Reproduce from the records below, with no pictures, exactly the lines between the one containing "Generate a web" and the one containing "const yAxisTitle = 'Eindringtiefe in m';", inclusive.
########################################
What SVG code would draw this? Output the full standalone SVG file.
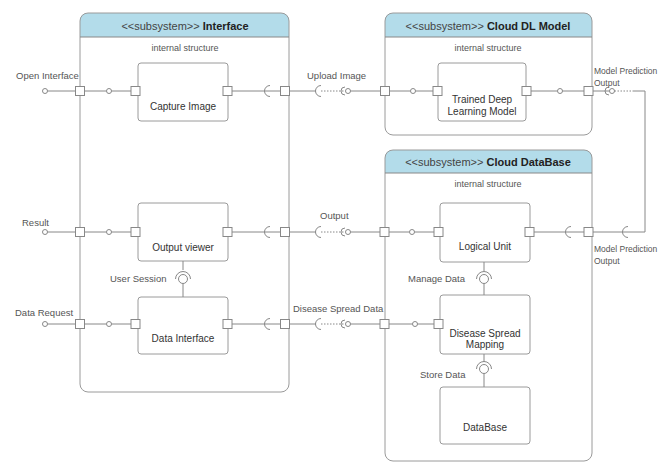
<svg xmlns="http://www.w3.org/2000/svg" width="662" height="464" viewBox="0 0 662 464">
<style>
text{font-family:"Liberation Sans",Arial,sans-serif;fill:#555;font-size:9.5px}
.title{font-size:11px;fill:#444;text-anchor:middle}
.title tspan.b{font-weight:bold;fill:#222}
.sub{text-anchor:middle;font-size:9px}
.ctr{text-anchor:middle;font-size:10px;fill:#333}
.sm{font-size:8.5px}
.frame{fill:none;stroke:#9a9a9a;stroke-width:1}
.hdr{fill:#b3dcea}
.box{fill:#fff;stroke:#9a9a9a;stroke-width:1}
.port{fill:#fff;stroke:#888;stroke-width:1}
.ln{fill:none;stroke:#888;stroke-width:1}
.dot{fill:none;stroke:#888;stroke-width:1;stroke-dasharray:1.5 1.5}
.ball{fill:#fff;stroke:#888;stroke-width:1}
</style>
<rect width="662" height="464" fill="#fff"/>

<g id="interface">
<path class="hdr" d="M80,37 V21 Q80,13 88,13 H281 Q289,13 289,21 V37 Z"/>
<rect class="frame" x="80" y="13" width="209" height="379" rx="8"/>
<line class="ln" x1="80" y1="37" x2="289" y2="37"/>
<text class="title" x="185" y="30">&lt;&lt;subsystem&gt;&gt; <tspan class="b">Interface</tspan></text>
<text class="sub" x="185" y="51">internal structure</text>
</g>

<g id="cloud-dl-model">
<path class="hdr" d="M385,37 V21 Q385,13 393,13 H584 Q592,13 592,21 V37 Z"/>
<rect class="frame" x="385" y="13" width="207" height="122" rx="8"/>
<line class="ln" x1="385" y1="37" x2="592" y2="37"/>
<text class="title" x="488" y="30">&lt;&lt;subsystem&gt;&gt; <tspan class="b">Cloud DL Model</tspan></text>
<text class="sub" x="488" y="51">internal structure</text>
</g>

<g id="cloud-database">
<path class="hdr" d="M385,173 V158 Q385,150 393,150 H584 Q592,150 592,158 V173 Z"/>
<rect class="frame" x="385" y="150" width="207" height="311" rx="8"/>
<line class="ln" x1="385" y1="173" x2="592" y2="173"/>
<text class="title" x="488" y="166">&lt;&lt;subsystem&gt;&gt; <tspan class="b">Cloud DataBase</tspan></text>
<text class="sub" x="488" y="187">internal structure</text>
</g>

<g id="capture-image">
<rect class="box" x="138" y="63" width="90" height="58" rx="3"/>
<text class="ctr" x="183" y="110">Capture Image</text>
</g>
<g id="output-viewer">
<rect class="box" x="138" y="203" width="90" height="58" rx="3"/>
<text class="ctr" x="183" y="251">Output viewer</text>
</g>
<g id="data-interface">
<rect class="box" x="138" y="297" width="90" height="57" rx="3"/>
<text class="ctr" x="183" y="342">Data Interface</text>
</g>
<g id="trained-model">
<rect class="box" x="438" y="63" width="88" height="58" rx="3"/>
<text class="ctr" x="482" y="103">Trained Deep</text>
<text class="ctr" x="482" y="115">Learning Model</text>
</g>
<g id="logical-unit">
<rect class="box" x="440" y="203" width="90" height="59" rx="3"/>
<text class="ctr" x="485" y="250">Logical Unit</text>
</g>
<g id="disease-spread-mapping">
<rect class="box" x="440" y="295" width="90" height="59" rx="3"/>
<text class="ctr" x="485" y="337">Disease Spread</text>
<text class="ctr" x="485" y="348">Mapping</text>
</g>
<g id="database">
<rect class="box" x="440" y="387" width="90" height="57" rx="3"/>
<text class="ctr" x="485" y="431">DataBase</text>
</g>

<g id="connectors">
<circle class="ball" cx="45" cy="91" r="2.5"/>
<line class="ln" x1="47.5" y1="91" x2="76" y2="91"/>
<line class="ln" x1="85" y1="91" x2="106.5" y2="91"/>
<circle class="ball" cx="109" cy="91" r="2.5"/>
<line class="ln" x1="111.5" y1="91" x2="131" y2="91"/>
<line class="ln" x1="232" y1="91" x2="281" y2="91"/>
<path class="ln" d="M270,85.5 A5.5,5.5 0 0 0 270,96.5"/>
<line class="ln" x1="290" y1="91" x2="316" y2="91"/>
<path class="ln" d="M321,85.5 A5.5,5.5 0 0 0 321,96.5"/>
<line class="dot" x1="321" y1="91" x2="344" y2="91"/>
<circle class="ball" cx="348" cy="91" r="2.5"/>
<path class="ln" d="M345,87 A4,4 0 0 0 345,95"/>
<line class="ln" x1="350.5" y1="91" x2="381" y2="91"/>
<line class="ln" x1="390" y1="91" x2="410.5" y2="91"/>
<circle class="ball" cx="413" cy="91" r="2.5"/>
<line class="ln" x1="415.5" y1="91" x2="433" y2="91"/>
<line class="ln" x1="531" y1="91" x2="557.5" y2="91"/>
<circle class="ball" cx="560" cy="91" r="2.5"/>
<line class="ln" x1="562.5" y1="91" x2="584" y2="91"/>
<line class="ln" x1="593" y1="91" x2="609.5" y2="91"/>
<circle class="ball" cx="612" cy="91" r="2.5"/>
<path class="ln" d="M609,87 A4,4 0 0 0 609,95"/>
<line class="dot" x1="614.5" y1="91" x2="633" y2="91"/>
<polyline class="ln" points="633,91 645,91 645,232 628,232"/>
<path class="ln" d="M628,226.5 A5.5,5.5 0 0 0 628,237.5"/>
<line class="ln" x1="628" y1="232" x2="593" y2="232"/>
<line class="ln" x1="584" y1="232" x2="534" y2="232"/>
<path class="ln" d="M571,226.5 A5.5,5.5 0 0 0 571,237.5"/>

<circle class="ball" cx="45" cy="232" r="2.5"/>
<line class="ln" x1="47.5" y1="232" x2="76" y2="232"/>
<line class="ln" x1="85" y1="232" x2="106.5" y2="232"/>
<circle class="ball" cx="109" cy="232" r="2.5"/>
<line class="ln" x1="111.5" y1="232" x2="131" y2="232"/>
<line class="ln" x1="232" y1="232" x2="281" y2="232"/>
<path class="ln" d="M270,226.5 A5.5,5.5 0 0 0 270,237.5"/>
<line class="ln" x1="290" y1="232" x2="316" y2="232"/>
<path class="ln" d="M321,226.5 A5.5,5.5 0 0 0 321,237.5"/>
<line class="dot" x1="321" y1="232" x2="344" y2="232"/>
<circle class="ball" cx="348" cy="232" r="2.5"/>
<path class="ln" d="M345,228 A4,4 0 0 0 345,236"/>
<line class="ln" x1="350.5" y1="232" x2="380" y2="232"/>
<line class="ln" x1="389" y1="232" x2="409.5" y2="232"/>
<circle class="ball" cx="412" cy="232" r="2.5"/>
<line class="ln" x1="414.5" y1="232" x2="434" y2="232"/>

<circle class="ball" cx="45" cy="324" r="2.5"/>
<line class="ln" x1="47.5" y1="324" x2="76" y2="324"/>
<line class="ln" x1="85" y1="324" x2="106.5" y2="324"/>
<circle class="ball" cx="109" cy="324" r="2.5"/>
<line class="ln" x1="111.5" y1="324" x2="131" y2="324"/>
<line class="ln" x1="232" y1="324" x2="281" y2="324"/>
<path class="ln" d="M270,318.5 A5.5,5.5 0 0 0 270,329.5"/>
<line class="ln" x1="290" y1="324" x2="316" y2="324"/>
<path class="ln" d="M321,318.5 A5.5,5.5 0 0 0 321,329.5"/>
<line class="dot" x1="321" y1="324" x2="344" y2="324"/>
<circle class="ball" cx="348" cy="324" r="2.5"/>
<path class="ln" d="M345,320 A4,4 0 0 0 345,328"/>
<line class="ln" x1="350.5" y1="324" x2="380" y2="324"/>
<line class="ln" x1="389" y1="324" x2="412.5" y2="324"/>
<circle class="ball" cx="415" cy="324" r="2.5"/>
<line class="ln" x1="417.5" y1="324" x2="434" y2="324"/>

<line class="ln" x1="183" y1="261" x2="183" y2="270"/>
<path class="ln" d="M175.5,279 A7.5,7.5 0 0 1 190.5,279"/>
<circle class="ball" cx="183" cy="279" r="4.5"/>
<line class="ln" x1="183" y1="283.5" x2="183" y2="297"/>

<line class="ln" x1="484" y1="262" x2="484" y2="271"/>
<path class="ln" d="M476.5,279 A7.5,7.5 0 0 1 491.5,279"/>
<circle class="ball" cx="484" cy="279" r="4.5"/>
<line class="ln" x1="484" y1="283.5" x2="484" y2="295"/>

<line class="ln" x1="484" y1="354" x2="484" y2="362"/>
<path class="ln" d="M476.5,369 A7.5,7.5 0 0 1 491.5,369"/>
<circle class="ball" cx="484" cy="369" r="4.5"/>
<line class="ln" x1="484" y1="373.5" x2="484" y2="387"/>

<rect class="port" x="75.5" y="86.5" width="9" height="9"/>
<rect class="port" x="131" y="86.5" width="9" height="9"/>
<rect class="port" x="223" y="86.5" width="9" height="9"/>
<rect class="port" x="280.5" y="86.5" width="9" height="9"/>
<rect class="port" x="380.5" y="86.5" width="9" height="9"/>
<rect class="port" x="433" y="86.5" width="9" height="9"/>
<rect class="port" x="522" y="86.5" width="9" height="9"/>
<rect class="port" x="584" y="86.5" width="9" height="9"/>

<rect class="port" x="75.5" y="227.5" width="9" height="9"/>
<rect class="port" x="131" y="227.5" width="9" height="9"/>
<rect class="port" x="223" y="227.5" width="9" height="9"/>
<rect class="port" x="280.5" y="227.5" width="9" height="9"/>
<rect class="port" x="380" y="227.5" width="9" height="9"/>
<rect class="port" x="434" y="227.5" width="9" height="9"/>
<rect class="port" x="525" y="227.5" width="9" height="9"/>
<rect class="port" x="584" y="227.5" width="9" height="9"/>

<rect class="port" x="75.5" y="319.5" width="9" height="9"/>
<rect class="port" x="131" y="319.5" width="9" height="9"/>
<rect class="port" x="223" y="319.5" width="9" height="9"/>
<rect class="port" x="280.5" y="319.5" width="9" height="9"/>
<rect class="port" x="380" y="319.5" width="9" height="9"/>
<rect class="port" x="434" y="319.5" width="9" height="9"/>

<text x="16" y="79">Open Interface</text>
<text x="307" y="79">Upload Image</text>
<text class="sm" x="594" y="74">Model Prediction</text>
<text class="sm" x="594" y="86">Output</text>
<text x="22" y="226">Result</text>
<text x="320" y="219">Output</text>
<text class="sm" x="594" y="252">Model Prediction</text>
<text class="sm" x="594" y="264">Output</text>
<text x="110" y="282">User Session</text>
<text x="408" y="282">Manage Data</text>
<text x="15" y="316">Data Request</text>
<text x="293" y="312">Disease Spread Data</text>
<text x="420" y="378">Store Data</text>
</g>
</svg>
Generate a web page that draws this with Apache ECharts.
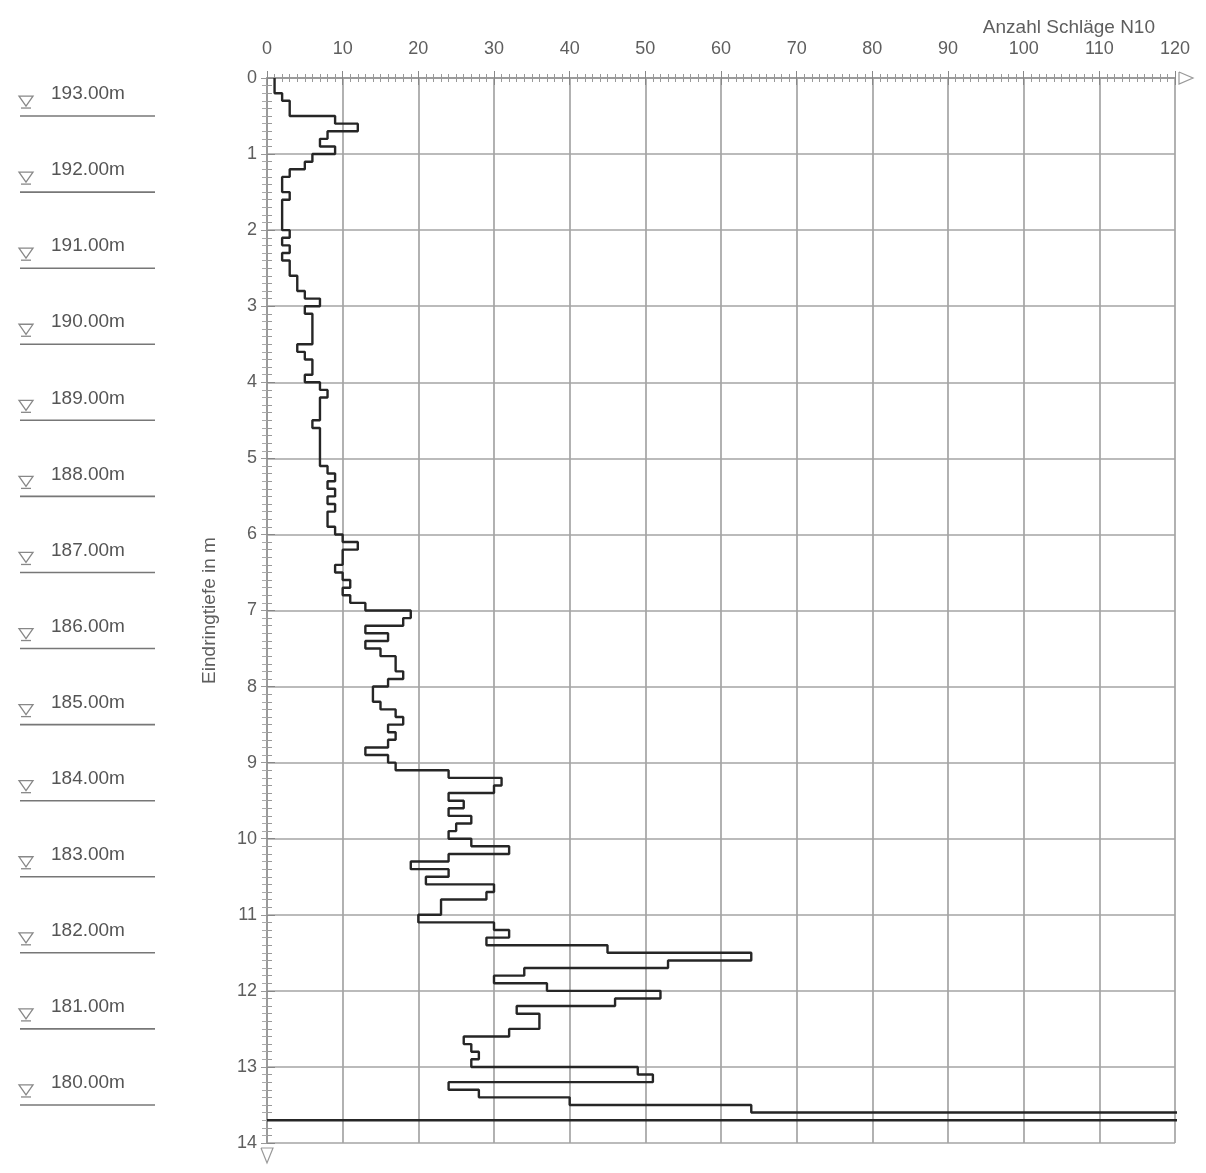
<!DOCTYPE html>
<html>
<head>
<meta charset="utf-8">
<script src="https://cdn.jsdelivr.net/npm/echarts@6/dist/echarts.min.js"></script>
<style>
html,body{margin:0;padding:0;background:#fff;}
#chart{width:1206px;height:1173px;}
</style>
</head>
<body>
<div id="chart"></div>
<script>
// Depth step (m) of each blow-count interval
const depthStep = 0.1;
// Blow counts N10 per 0.1 m, from 0.0 m downwards (last one is off-scale)
const n10Values = [
  1, 1, 2, 3, 3, 9, 12, 8, 7, 9,        // 0.0 - 1.0
  6, 5, 3, 2, 2, 3, 2, 2, 2, 2,         // 1.0 - 2.0
  3, 2, 3, 2, 3, 3, 4, 4, 5, 7,         // 2.0 - 3.0
  5, 6, 6, 6, 6, 4, 5, 6, 6, 5,         // 3.0 - 4.0
  7, 8, 7, 7, 7, 6, 7, 7, 7, 7,         // 4.0 - 5.0
  7, 8, 9, 8, 9, 8, 9, 8, 8, 9,         // 5.0 - 6.0
  10, 12, 10, 10, 9, 10, 11, 10, 11, 13,// 6.0 - 7.0
  19, 18, 13, 16, 13, 15, 17, 17, 18, 16,// 7.0 - 8.0
  14, 14, 15, 17, 18, 16, 17, 16, 13, 16,// 8.0 - 9.0
  17, 24, 31, 30, 24, 26, 24, 27, 25, 24,// 9.0 - 10.0
  27, 32, 24, 19, 24, 21, 30, 29, 23, 23,// 10.0 - 11.0
  20, 30, 32, 29, 45, 64, 53, 34, 30, 37,// 11.0 - 12.0
  52, 46, 33, 36, 36, 32, 26, 27, 28, 27,// 12.0 - 13.0
  49, 51, 24, 28, 40, 64, 130           // 13.0 - 13.7
];
// Elevation markers on the left (m)
const elevationLabels = [193, 192, 191, 190, 189, 188, 187, 186, 185, 184, 183, 182, 181, 180];
const groundElevation = 193.5;
// Axis ranges / ticks
const xMin = 0, xMax = 120, xInterval = 10;
const yMin = 0, yMax = 14, yInterval = 1;
const xAxisTitle = 'Anzahl Schläge N10';
const yAxisTitle = 'Eindringtiefe in m';

// Build step polyline from the values
const stepPoints = [];
n10Values.forEach((v, i) => {
  const d0 = +(i * depthStep).toFixed(2);
  const d1 = +((i + 1) * depthStep).toFixed(2);
  stepPoints.push([v, d0]);
  stepPoints.push([v, d1]);
});
const endDepth = +(n10Values.length * depthStep).toFixed(2);
stepPoints.push([0, endDepth]);

const markerData = elevationLabels.map(e => [0, +(groundElevation - e).toFixed(2), e]);

const GRID_TOP = 78, GRID_BOTTOM = 1173 - 1143, GRID_LEFT = 267, GRID_RIGHT = 1206 - 1175;
const gridColor = '#a4a4a4';
const labelColor = '#5e5e5e';
const FONT = 'Liberation Sans, Arial, sans-serif';

const chart = echarts.init(document.getElementById('chart'), null, {renderer: 'canvas'});
const option = {
  backgroundColor: '#fff',
  animation: false,
  title: {
    text: xAxisTitle,
    right: 46, top: 13,
    textStyle: {fontSize: 19, fontWeight: 'normal', color: labelColor, fontFamily: FONT}
  },
  grid: [
    {left: GRID_LEFT, right: GRID_RIGHT, top: GRID_TOP, bottom: GRID_BOTTOM, containLabel: false},
    {left: 20, width: 135, top: GRID_TOP, bottom: GRID_BOTTOM, containLabel: false}
  ],
  xAxis: [
    {
      gridIndex: 0, type: 'value', position: 'top', min: xMin, max: xMax, interval: xInterval,
      axisLine: {show: true, lineStyle: {color: '#999', width: 1.5}},
      axisTick: {show: true, inside: true, length: 7, lineStyle: {color: '#888'}},
      minorTick: {show: true, splitNumber: 10, length: 4, lineStyle: {color: '#999'}},
      axisLabel: {color: labelColor, fontSize: 18, margin: 20, fontFamily: FONT},
      splitLine: {show: true, lineStyle: {color: gridColor, width: 1.7}}
    },
    {
      gridIndex: 0, type: 'value', position: 'bottom', min: xMin, max: xMax, interval: xInterval,
      axisLine: {show: true, lineStyle: {color: '#999', width: 1.5}},
      axisTick: {show: true, inside: true, length: 7, lineStyle: {color: '#888'}},
      minorTick: {show: true, splitNumber: 10, length: 4, lineStyle: {color: '#999'}},
      axisLabel: {show: false},
      splitLine: {show: false}
    },
    {gridIndex: 1, type: 'value', min: 0, max: 1, show: false}
  ],
  yAxis: [
    {
      gridIndex: 0, type: 'value', inverse: true, position: 'left', min: yMin, max: yMax, interval: yInterval,
      name: yAxisTitle, nameLocation: 'middle', nameGap: 48, nameRotate: 90,
      nameTextStyle: {color: labelColor, fontSize: 19, fontFamily: FONT},
      axisLine: {show: true, lineStyle: {color: '#999', width: 1.5}},
      axisTick: {show: true, inside: true, length: 8, lineStyle: {color: '#888'}},
      minorTick: {show: true, splitNumber: 10, length: 5, lineStyle: {color: '#999'}},
      axisLabel: {color: labelColor, fontSize: 18, margin: 10, fontFamily: FONT},
      splitLine: {show: true, lineStyle: {color: gridColor, width: 1.7}}
    },
    {
      gridIndex: 0, type: 'value', inverse: true, position: 'right', min: yMin, max: yMax, interval: yInterval,
      axisLine: {show: true, lineStyle: {color: '#999', width: 1.5}},
      axisTick: {show: true, inside: true, length: 6, lineStyle: {color: '#999'}},
      minorTick: {show: true, splitNumber: 10, length: 5, lineStyle: {color: '#aaa'}},
      axisLabel: {show: false},
      splitLine: {show: false}
    },
    {gridIndex: 1, type: 'value', inverse: true, min: yMin, max: yMax, show: false}
  ],
  series: [
    {
      type: 'line',
      xAxisIndex: 0, yAxisIndex: 0,
      data: stepPoints,
      showSymbol: false, symbol: 'none',
      clip: true,
      lineStyle: {color: '#262626', width: 2.4},
      z: 5
    },
    {
      type: 'custom',
      xAxisIndex: 2, yAxisIndex: 2,
      data: markerData,
      encode: {x: 0, y: 1},
      clip: false,
      renderItem: function (params, api) {
        const p0 = api.coord([0, api.value(1)]);
        const p1 = api.coord([1, api.value(1)]);
        const x = p0[0], y = p0[1];
        return {
          type: 'group',
          children: [
            {type: 'line', shape: {x1: x, y1: y, x2: p1[0], y2: y},
             style: {stroke: '#777', lineWidth: 1.6}},
            {type: 'polygon', shape: {points: [[x - 1, y - 20], [x + 13, y - 20], [x + 6, y - 10]]},
             style: {fill: 'none', stroke: '#888', lineWidth: 1.3}},
            {type: 'line', shape: {x1: x + 1, y1: y - 8, x2: x + 11, y2: y - 8},
             style: {stroke: '#888', lineWidth: 1.3}},
            {type: 'text', style: {text: api.value(2).toFixed(2) + 'm', x: x + 31, y: y - 22,
             textVerticalAlign: 'middle', verticalAlign: 'middle',
             font: '19px ' + FONT, fill: '#555'}}
          ]
        };
      }
    }
  ]
};
chart.setOption(option);

// Open arrow heads at the axis ends, placed via the axis scales
const pEndX = chart.convertToPixel({xAxisIndex: 0, yAxisIndex: 0}, [xMax, yMin]);
const pEndY = chart.convertToPixel({xAxisIndex: 0, yAxisIndex: 0}, [xMin, yMax]);
chart.setOption({
  graphic: [
    {type: 'polyline', shape: {points: [[pEndX[0] + 4, pEndX[1] - 6], [pEndX[0] + 18, pEndX[1]], [pEndX[0] + 4, pEndX[1] + 6], [pEndX[0] + 4, pEndX[1] - 6]]},
     style: {fill: 'none', stroke: '#999', lineWidth: 1.2}},
    {type: 'polyline', shape: {points: [[pEndY[0] - 6, pEndY[1] + 5], [pEndY[0] + 6, pEndY[1] + 5], [pEndY[0], pEndY[1] + 20], [pEndY[0] - 6, pEndY[1] + 5]]},
     style: {fill: 'none', stroke: '#999', lineWidth: 1.2}}
  ]
});
</script>
</body>
</html>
########################################
- _EXPECTED OUTPUT_:
Generate a web page that draws this with Apache ECharts.
<!DOCTYPE html>
<html>
<head>
<meta charset="utf-8">
<script src="https://cdn.jsdelivr.net/npm/echarts@6/dist/echarts.min.js"></script>
<style>
html,body{margin:0;padding:0;background:#fff;}
#chart{width:1206px;height:1173px;}
</style>
</head>
<body>
<div id="chart"></div>
<script>
// Depth step (m) of each blow-count interval
const depthStep = 0.1;
// Blow counts N10 per 0.1 m, from 0.0 m downwards (last one is off-scale)
const n10Values = [
  1, 1, 2, 3, 3, 9, 12, 8, 7, 9,        // 0.0 - 1.0
  6, 5, 3, 2, 2, 3, 2, 2, 2, 2,         // 1.0 - 2.0
  3, 2, 3, 2, 3, 3, 4, 4, 5, 7,         // 2.0 - 3.0
  5, 6, 6, 6, 6, 4, 5, 6, 6, 5,         // 3.0 - 4.0
  7, 8, 7, 7, 7, 6, 7, 7, 7, 7,         // 4.0 - 5.0
  7, 8, 9, 8, 9, 8, 9, 8, 8, 9,         // 5.0 - 6.0
  10, 12, 10, 10, 9, 10, 11, 10, 11, 13,// 6.0 - 7.0
  19, 18, 13, 16, 13, 15, 17, 17, 18, 16,// 7.0 - 8.0
  14, 14, 15, 17, 18, 16, 17, 16, 13, 16,// 8.0 - 9.0
  17, 24, 31, 30, 24, 26, 24, 27, 25, 24,// 9.0 - 10.0
  27, 32, 24, 19, 24, 21, 30, 29, 23, 23,// 10.0 - 11.0
  20, 30, 32, 29, 45, 64, 53, 34, 30, 37,// 11.0 - 12.0
  52, 46, 33, 36, 36, 32, 26, 27, 28, 27,// 12.0 - 13.0
  49, 51, 24, 28, 40, 64, 130           // 13.0 - 13.7
];
// Elevation markers on the left (m)
const elevationLabels = [193, 192, 191, 190, 189, 188, 187, 186, 185, 184, 183, 182, 181, 180];
const groundElevation = 193.5;
// Axis ranges / ticks
const xMin = 0, xMax = 120, xInterval = 10;
const yMin = 0, yMax = 14, yInterval = 1;
const xAxisTitle = 'Anzahl Schläge N10';
const yAxisTitle = 'Eindringtiefe in m';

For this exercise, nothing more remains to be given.